Start of STORED RECORDS

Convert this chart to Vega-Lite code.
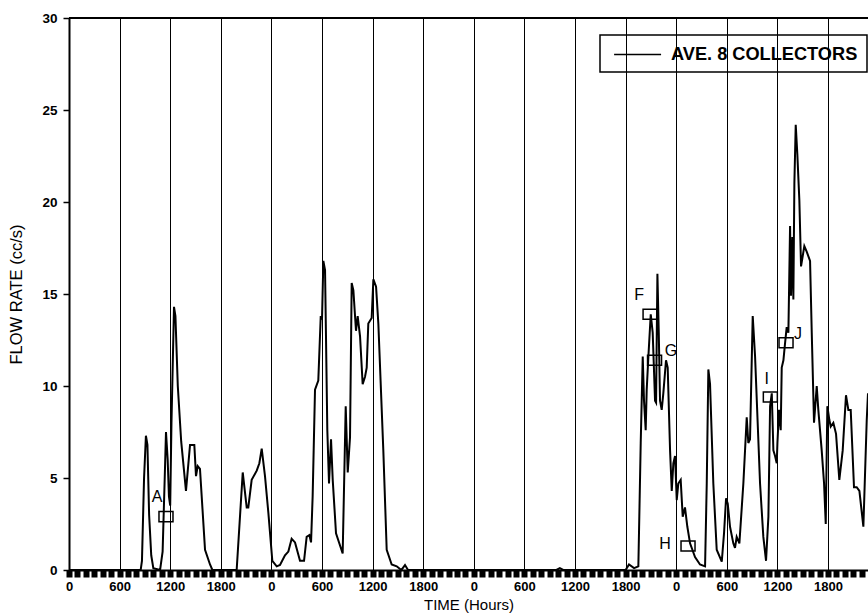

End of STORED RECORDS
Start of STORED RECORDS

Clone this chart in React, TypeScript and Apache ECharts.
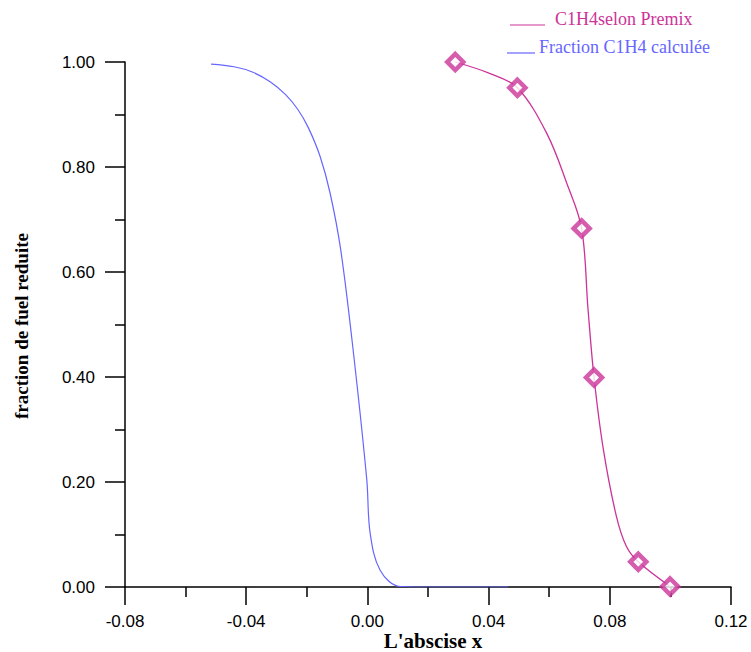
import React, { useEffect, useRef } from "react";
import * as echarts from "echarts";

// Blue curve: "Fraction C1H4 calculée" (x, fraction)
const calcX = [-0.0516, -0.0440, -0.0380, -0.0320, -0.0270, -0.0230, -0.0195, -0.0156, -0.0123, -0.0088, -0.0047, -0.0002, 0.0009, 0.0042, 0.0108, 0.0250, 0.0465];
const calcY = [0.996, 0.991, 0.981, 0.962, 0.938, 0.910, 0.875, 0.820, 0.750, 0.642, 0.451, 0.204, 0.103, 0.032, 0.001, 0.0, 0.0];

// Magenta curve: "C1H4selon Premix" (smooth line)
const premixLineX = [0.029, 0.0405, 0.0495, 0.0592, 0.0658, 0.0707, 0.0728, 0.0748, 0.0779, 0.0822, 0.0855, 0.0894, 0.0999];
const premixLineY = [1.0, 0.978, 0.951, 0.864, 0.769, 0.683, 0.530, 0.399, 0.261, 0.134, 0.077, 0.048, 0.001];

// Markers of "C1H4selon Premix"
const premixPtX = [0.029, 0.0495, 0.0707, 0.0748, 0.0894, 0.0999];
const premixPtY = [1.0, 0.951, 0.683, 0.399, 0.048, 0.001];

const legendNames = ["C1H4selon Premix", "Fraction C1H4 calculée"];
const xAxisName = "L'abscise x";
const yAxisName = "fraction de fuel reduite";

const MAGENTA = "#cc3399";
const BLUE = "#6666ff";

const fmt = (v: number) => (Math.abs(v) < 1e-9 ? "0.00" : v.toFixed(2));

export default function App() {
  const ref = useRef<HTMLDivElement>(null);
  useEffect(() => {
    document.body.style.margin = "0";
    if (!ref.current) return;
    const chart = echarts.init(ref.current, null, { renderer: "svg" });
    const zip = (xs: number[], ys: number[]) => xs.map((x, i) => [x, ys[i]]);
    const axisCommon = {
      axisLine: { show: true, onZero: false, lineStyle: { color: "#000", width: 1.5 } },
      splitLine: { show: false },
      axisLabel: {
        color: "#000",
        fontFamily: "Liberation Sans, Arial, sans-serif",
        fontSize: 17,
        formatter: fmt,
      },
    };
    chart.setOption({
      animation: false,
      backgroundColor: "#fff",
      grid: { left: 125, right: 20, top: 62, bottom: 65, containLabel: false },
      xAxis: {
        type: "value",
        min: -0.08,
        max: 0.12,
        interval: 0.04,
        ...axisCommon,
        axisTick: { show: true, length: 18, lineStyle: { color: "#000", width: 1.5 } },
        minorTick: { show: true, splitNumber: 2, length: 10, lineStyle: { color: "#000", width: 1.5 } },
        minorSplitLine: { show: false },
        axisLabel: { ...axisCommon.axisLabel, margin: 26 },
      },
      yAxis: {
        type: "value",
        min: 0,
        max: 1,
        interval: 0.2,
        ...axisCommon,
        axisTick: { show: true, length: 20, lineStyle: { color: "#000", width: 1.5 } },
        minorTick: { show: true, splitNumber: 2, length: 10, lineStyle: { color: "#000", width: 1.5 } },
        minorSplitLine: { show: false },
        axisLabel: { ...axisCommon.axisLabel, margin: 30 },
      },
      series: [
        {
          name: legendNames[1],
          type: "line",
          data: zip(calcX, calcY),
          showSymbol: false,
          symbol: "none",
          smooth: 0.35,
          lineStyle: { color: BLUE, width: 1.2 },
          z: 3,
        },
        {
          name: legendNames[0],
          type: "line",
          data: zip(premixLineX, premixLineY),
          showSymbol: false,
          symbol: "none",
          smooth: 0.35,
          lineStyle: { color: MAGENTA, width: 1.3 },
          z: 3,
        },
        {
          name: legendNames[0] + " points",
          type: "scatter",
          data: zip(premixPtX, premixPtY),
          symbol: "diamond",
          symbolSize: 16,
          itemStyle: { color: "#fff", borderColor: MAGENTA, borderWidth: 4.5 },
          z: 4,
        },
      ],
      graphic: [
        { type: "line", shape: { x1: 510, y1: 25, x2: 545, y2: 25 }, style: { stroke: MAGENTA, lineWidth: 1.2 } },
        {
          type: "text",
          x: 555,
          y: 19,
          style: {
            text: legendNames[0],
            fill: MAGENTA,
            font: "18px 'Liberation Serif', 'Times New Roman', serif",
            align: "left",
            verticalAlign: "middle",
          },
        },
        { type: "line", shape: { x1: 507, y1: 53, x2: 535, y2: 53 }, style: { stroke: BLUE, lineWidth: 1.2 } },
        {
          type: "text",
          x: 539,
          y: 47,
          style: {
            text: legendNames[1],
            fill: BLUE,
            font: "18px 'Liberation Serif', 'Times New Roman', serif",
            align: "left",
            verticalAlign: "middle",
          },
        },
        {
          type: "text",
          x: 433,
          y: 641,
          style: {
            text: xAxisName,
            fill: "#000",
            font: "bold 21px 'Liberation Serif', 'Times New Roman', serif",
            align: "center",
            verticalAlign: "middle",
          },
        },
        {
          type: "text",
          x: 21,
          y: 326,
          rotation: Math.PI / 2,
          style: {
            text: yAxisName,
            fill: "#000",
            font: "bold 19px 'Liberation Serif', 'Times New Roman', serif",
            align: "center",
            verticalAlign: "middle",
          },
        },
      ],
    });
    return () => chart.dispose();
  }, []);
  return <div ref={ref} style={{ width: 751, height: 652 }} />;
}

End of STORED RECORDS

◆ WHAT YOU SHOULD DO:
Gather every line from the listing above in which "this" appears, and copy those lines.

◆ ANSWER FOR THE TASK:
Convert this chart to Vega-Lite code.
Clone this chart in React, TypeScript and Apache ECharts.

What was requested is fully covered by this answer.